Since I suspect my setup is rather conventional, I'd like to start by providing a little context. Our Solr setup involves three environments:
For the most part, this is working well. We have a lot of records so doing a full reindex takes a few hours (despite eager loading and using background jobs to parallelize the work). But that's not too terrible since we don't need to completely reindex very often.
But there's another scenario which is starting to become very annoying... We very frequently need to populate our local machine (or staging environment) with production data (i.e. basically grab a SQL dump from production and pipe it into our local database). We do this all the time for bugfixes and whatnot.
At this point, because our data has changed, our local Solr index is out of date.
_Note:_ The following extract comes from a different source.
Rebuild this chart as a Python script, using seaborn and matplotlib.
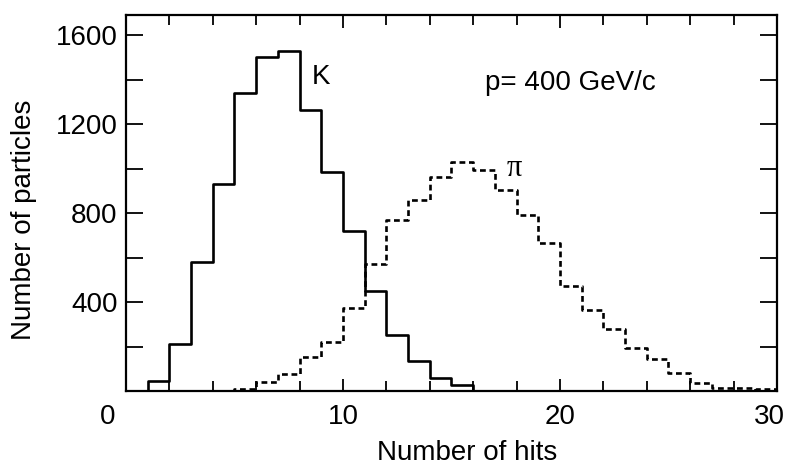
import numpy as np
import pandas as pd
import matplotlib
matplotlib.use("Agg")
import matplotlib.pyplot as plt
import matplotlib.transforms as mtransforms
from matplotlib.ticker import MultipleLocator
import seaborn as sns

# ---- data ----
k_edges = list(range(0, 18))            # bin edges, K mesons
k_counts = [0, 45, 210, 580, 930, 1340, 1500, 1530, 1265, 985, 720,
            450, 250, 135, 60, 25, 0]
pi_edges = list(range(4, 31))           # bin edges, pions
pi_counts = [0, 8, 40, 78, 152, 220, 375, 570, 770, 860, 960, 1030, 995,
             905, 790, 665, 474, 363, 277, 193, 145, 82, 34, 15, 12, 9]
x_ticks = [0, 10, 20, 30]
y_ticks = [400, 800, 1200, 1600]

k_df = pd.DataFrame({"hits": np.array(k_edges[:-1]) + 0.5, "n": k_counts})
pi_df = pd.DataFrame({"hits": np.array(pi_edges[:-1]) + 0.5, "n": pi_counts})

sns.set_style("ticks")
plt.rcParams["font.family"] = ["Liberation Sans", "DejaVu Sans"]
for key in ["text.color", "axes.labelcolor", "xtick.color", "ytick.color",
            "axes.edgecolor"]:
    plt.rcParams[key] = "black"

fig = plt.figure(figsize=(7.9, 4.67), dpi=100)
ax = fig.add_axes([126 / 790, 1 - 391 / 467, 651 / 790, 376 / 467])

sns.histplot(data=k_df, x="hits", weights="n", bins=k_edges, element="step",
             fill=False, color="black", linewidth=1.9, ax=ax)
sns.histplot(data=pi_df, x="hits", weights="n", bins=pi_edges, element="step",
             fill=False, color="black", linewidth=1.9,
             linestyle=(0, (2.2, 1.4)), ax=ax)

ax.set_xlim(0, 30)
ax.set_ylim(0, 1690)

ax.set_xticks(x_ticks)
ax.set_xticklabels([str(v) for v in x_ticks])
ax.xaxis.set_minor_locator(MultipleLocator(2))
ax.set_yticks(y_ticks)
ax.set_yticklabels([str(v) for v in y_ticks])
ax.yaxis.set_minor_locator(MultipleLocator(200))

ax.tick_params(axis="both", which="both", direction="in", top=True,
               right=True, color="black", labelcolor="black", width=1.3)
ax.tick_params(axis="x", which="major", length=9, pad=9, labelsize=20)
ax.tick_params(axis="x", which="minor", length=7)
ax.tick_params(axis="y", which="both", length=12)
ax.tick_params(axis="y", which="major", pad=6, labelsize=20)

for side in ["left", "right", "top", "bottom"]:
    ax.spines[side].set_visible(True)
    ax.spines[side].set_linewidth(1.6)
    ax.spines[side].set_color("black")

# slight label offsets as in the reference
labels = ax.get_xticklabels()
off0 = mtransforms.ScaledTranslation(-18 / 100, 0, fig.dpi_scale_trans)
off3 = mtransforms.ScaledTranslation(-8 / 100, 0, fig.dpi_scale_trans)
labels[0].set_transform(labels[0].get_transform() + off0)
labels[-1].set_transform(labels[-1].get_transform() + off3)

ax.set_xlabel("Number of hits", fontsize=20, color="black")
ax.set_ylabel("Number of particles", fontsize=20, color="black")
ax.xaxis.label.set_va("center")
ax.yaxis.label.set_va("center")
ax.xaxis.set_label_coords(0.524, -0.165)
ax.yaxis.set_label_coords(-0.157, 0.455)

ax.text(9.0, 1411, "K", fontsize=20, ha="center", va="center", color="black")
ax.text(16.55, 1385, "p= 400 GeV/c", fontsize=20, ha="left", va="center",
        color="black")
ax.text(17.9, 1002, "π", fontsize=22, ha="center", va="center", color="black",
        family=["Liberation Serif", "DejaVu Serif"])

fig.savefig("out.png", dpi=100)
So, if we want our search to work correctly, we also need to reindex our local Solr server and that takes a really long time.
So now the question: Rather than doing a full reindex, I would like to simply copy the production index down on to my machine (i.e. conceptually similar to a SQL dump but for a Solr server rather than a database). I've Googled around enough to know that this is possible but have not seen any solutions specific to Websolr / Sunspot. These are such common tools that I figured someone else must have figured this out already.
Thanks in advance for any help!
One of the better kept secrets of Solr (and websolr): You can use the Solr Replication API to copy the data between two indices.
If you're making a copy of the production index "prod54321" into the QA index "qa12345", then you'd initiate the replication with the fetchindex
command on the QA index's replication
handler. Here's a quick command to approximate that, using cURL.
curl -X POST https://index.websolr.com/solr/qa12345/replication \
-d command=fetchindex \
-d masterUrl=https://index.websolr.com/solr/prod54321/replication
(Note the references to the replication
request handler on both URLs.)